Problem details:
Extract the lines that carry the string "with" from the listing.

Code that draws figures:

________

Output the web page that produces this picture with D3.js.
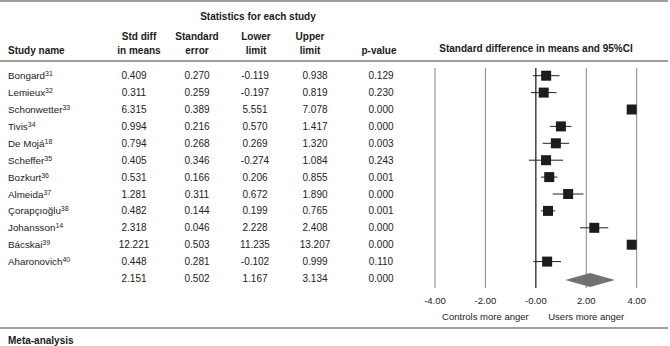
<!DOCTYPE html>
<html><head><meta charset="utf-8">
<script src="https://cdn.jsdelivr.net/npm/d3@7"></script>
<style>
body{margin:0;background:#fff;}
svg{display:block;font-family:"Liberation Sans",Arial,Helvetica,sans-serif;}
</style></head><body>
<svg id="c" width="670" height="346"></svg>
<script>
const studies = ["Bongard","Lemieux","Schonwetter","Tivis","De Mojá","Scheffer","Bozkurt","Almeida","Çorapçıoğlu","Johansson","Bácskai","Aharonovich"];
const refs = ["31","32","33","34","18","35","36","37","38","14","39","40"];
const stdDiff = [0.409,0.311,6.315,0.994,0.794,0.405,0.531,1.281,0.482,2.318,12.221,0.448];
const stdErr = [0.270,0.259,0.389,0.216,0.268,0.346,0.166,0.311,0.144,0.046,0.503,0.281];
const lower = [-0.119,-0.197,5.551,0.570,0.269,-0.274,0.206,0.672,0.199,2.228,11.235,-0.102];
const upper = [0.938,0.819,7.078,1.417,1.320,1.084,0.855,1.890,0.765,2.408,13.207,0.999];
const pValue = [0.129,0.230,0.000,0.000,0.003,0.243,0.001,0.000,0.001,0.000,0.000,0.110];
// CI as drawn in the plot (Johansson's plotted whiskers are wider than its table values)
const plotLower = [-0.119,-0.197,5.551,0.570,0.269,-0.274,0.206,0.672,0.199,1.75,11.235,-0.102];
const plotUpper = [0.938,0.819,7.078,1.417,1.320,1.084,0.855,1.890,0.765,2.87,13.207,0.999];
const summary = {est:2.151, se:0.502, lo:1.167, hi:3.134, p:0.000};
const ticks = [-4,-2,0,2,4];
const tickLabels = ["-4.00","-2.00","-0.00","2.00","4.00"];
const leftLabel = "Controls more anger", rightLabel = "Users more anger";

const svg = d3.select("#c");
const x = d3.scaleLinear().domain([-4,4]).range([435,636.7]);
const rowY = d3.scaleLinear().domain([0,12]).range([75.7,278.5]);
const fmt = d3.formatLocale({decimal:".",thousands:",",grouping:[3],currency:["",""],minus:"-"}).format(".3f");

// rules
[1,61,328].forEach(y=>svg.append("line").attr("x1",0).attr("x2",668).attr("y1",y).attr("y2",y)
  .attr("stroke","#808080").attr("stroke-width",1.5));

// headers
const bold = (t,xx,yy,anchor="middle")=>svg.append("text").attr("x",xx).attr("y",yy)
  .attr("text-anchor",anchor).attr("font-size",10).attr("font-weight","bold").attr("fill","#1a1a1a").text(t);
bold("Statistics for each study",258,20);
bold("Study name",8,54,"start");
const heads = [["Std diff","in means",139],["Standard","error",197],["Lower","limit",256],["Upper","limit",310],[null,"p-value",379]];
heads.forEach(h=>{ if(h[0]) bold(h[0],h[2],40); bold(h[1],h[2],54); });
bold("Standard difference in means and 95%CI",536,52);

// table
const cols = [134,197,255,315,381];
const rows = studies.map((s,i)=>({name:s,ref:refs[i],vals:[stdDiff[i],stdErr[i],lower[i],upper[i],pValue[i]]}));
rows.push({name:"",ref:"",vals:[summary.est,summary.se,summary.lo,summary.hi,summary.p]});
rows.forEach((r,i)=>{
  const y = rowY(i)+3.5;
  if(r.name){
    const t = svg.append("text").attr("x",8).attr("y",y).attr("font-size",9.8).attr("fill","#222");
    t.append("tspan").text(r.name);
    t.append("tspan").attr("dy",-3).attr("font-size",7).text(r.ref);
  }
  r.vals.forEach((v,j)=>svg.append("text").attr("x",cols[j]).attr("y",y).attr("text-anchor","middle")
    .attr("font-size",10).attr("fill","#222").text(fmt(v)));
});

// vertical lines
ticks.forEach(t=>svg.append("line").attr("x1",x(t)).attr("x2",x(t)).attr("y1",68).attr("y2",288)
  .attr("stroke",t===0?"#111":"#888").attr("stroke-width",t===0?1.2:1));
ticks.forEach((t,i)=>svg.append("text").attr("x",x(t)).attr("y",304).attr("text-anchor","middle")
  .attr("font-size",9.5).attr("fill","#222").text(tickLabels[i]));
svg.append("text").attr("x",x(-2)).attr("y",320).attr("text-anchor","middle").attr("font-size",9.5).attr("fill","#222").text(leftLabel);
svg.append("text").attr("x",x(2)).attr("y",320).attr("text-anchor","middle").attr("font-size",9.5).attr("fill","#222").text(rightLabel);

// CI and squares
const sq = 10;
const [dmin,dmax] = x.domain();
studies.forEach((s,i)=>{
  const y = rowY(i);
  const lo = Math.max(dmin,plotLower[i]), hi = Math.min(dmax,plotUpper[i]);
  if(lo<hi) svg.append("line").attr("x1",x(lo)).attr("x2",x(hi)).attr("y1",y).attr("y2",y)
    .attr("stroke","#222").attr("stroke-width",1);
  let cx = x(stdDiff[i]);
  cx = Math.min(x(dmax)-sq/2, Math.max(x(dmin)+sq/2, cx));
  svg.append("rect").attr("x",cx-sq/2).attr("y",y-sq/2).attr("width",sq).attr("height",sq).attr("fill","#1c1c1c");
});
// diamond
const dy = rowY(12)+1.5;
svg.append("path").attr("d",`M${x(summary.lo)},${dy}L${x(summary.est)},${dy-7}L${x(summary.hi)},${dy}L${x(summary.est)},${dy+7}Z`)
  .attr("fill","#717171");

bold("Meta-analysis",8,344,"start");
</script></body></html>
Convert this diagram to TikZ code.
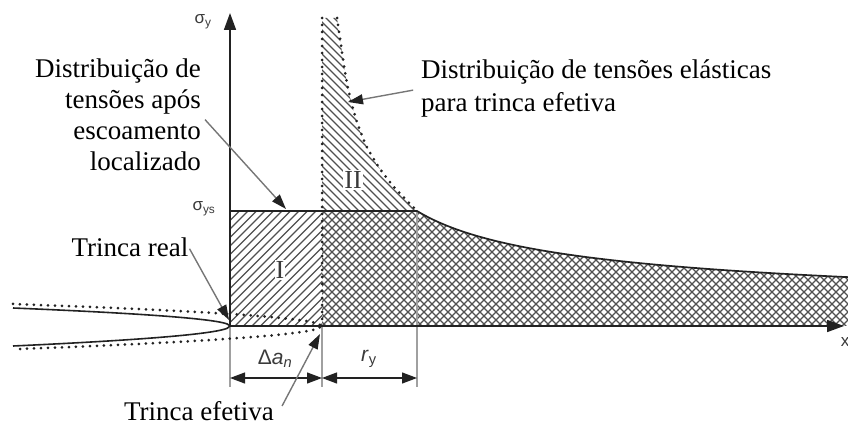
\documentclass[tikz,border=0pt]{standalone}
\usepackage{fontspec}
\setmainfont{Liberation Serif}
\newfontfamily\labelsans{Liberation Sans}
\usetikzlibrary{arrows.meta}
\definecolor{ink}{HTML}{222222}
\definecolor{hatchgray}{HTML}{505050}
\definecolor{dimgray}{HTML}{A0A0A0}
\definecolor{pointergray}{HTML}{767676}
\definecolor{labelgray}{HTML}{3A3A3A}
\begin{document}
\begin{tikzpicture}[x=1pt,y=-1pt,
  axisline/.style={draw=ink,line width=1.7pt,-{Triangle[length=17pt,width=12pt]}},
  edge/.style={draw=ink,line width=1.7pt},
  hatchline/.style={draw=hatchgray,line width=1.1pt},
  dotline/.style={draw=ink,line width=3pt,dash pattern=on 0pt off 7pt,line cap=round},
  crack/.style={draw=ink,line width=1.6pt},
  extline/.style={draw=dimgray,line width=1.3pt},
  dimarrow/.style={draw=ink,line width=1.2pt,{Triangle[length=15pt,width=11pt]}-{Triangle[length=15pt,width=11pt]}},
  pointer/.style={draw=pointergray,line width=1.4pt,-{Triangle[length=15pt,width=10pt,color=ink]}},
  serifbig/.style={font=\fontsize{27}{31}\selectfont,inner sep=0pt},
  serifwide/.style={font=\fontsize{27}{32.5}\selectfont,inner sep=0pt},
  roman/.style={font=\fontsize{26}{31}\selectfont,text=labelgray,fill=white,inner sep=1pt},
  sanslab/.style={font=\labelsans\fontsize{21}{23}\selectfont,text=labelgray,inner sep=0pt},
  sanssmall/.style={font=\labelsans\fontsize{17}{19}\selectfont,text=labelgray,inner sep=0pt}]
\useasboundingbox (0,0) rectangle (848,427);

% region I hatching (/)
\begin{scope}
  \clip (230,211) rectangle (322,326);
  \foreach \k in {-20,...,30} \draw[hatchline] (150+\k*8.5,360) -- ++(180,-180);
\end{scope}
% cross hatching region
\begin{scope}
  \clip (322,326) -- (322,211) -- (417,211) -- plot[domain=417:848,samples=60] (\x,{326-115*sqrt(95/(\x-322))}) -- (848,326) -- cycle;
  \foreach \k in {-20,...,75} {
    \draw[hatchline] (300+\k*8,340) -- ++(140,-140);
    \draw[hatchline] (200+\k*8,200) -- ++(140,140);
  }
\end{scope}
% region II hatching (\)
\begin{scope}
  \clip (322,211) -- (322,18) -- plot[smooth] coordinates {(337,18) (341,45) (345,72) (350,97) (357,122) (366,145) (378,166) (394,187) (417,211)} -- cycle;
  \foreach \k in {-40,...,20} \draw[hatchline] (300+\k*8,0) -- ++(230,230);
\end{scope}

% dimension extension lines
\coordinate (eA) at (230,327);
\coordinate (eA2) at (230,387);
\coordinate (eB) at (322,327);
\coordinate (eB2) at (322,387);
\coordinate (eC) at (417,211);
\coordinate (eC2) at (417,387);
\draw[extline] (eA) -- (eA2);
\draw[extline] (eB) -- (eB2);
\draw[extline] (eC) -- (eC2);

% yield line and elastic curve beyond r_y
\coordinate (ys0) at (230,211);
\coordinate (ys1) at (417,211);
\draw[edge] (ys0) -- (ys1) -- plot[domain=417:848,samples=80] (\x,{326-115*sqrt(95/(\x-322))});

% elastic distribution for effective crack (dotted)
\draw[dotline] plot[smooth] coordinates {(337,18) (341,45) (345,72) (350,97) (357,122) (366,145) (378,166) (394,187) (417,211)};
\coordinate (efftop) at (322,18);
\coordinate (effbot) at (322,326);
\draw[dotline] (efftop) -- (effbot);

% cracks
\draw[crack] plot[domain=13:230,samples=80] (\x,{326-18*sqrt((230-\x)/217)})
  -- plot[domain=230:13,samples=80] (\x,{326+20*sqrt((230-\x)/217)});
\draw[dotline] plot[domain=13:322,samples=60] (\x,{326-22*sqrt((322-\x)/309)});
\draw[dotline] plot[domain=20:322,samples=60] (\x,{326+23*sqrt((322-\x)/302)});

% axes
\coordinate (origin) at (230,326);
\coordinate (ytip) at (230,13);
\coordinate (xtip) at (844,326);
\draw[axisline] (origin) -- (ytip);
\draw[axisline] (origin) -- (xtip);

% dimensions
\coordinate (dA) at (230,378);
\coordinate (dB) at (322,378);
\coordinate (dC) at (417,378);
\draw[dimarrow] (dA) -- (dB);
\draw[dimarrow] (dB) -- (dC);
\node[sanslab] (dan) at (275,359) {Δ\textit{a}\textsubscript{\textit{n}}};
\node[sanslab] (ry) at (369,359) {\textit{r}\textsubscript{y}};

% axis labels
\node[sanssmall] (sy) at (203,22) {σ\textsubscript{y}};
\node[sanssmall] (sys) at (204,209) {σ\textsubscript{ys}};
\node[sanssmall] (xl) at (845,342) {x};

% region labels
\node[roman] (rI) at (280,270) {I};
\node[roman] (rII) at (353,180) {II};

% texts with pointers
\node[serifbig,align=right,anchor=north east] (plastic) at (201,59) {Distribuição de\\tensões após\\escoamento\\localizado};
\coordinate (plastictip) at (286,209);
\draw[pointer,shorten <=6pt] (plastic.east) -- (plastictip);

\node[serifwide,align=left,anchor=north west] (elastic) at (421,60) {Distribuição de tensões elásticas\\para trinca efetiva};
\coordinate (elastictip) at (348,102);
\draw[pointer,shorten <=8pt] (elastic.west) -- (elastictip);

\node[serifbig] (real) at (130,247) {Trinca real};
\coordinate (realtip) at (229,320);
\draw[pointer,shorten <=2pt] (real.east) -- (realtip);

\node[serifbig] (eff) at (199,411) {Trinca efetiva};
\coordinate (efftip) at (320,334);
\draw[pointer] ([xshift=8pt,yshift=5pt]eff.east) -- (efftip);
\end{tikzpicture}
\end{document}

________

Output of the task:
Output the web page that produces this picture with D3.js.
% texts with pointers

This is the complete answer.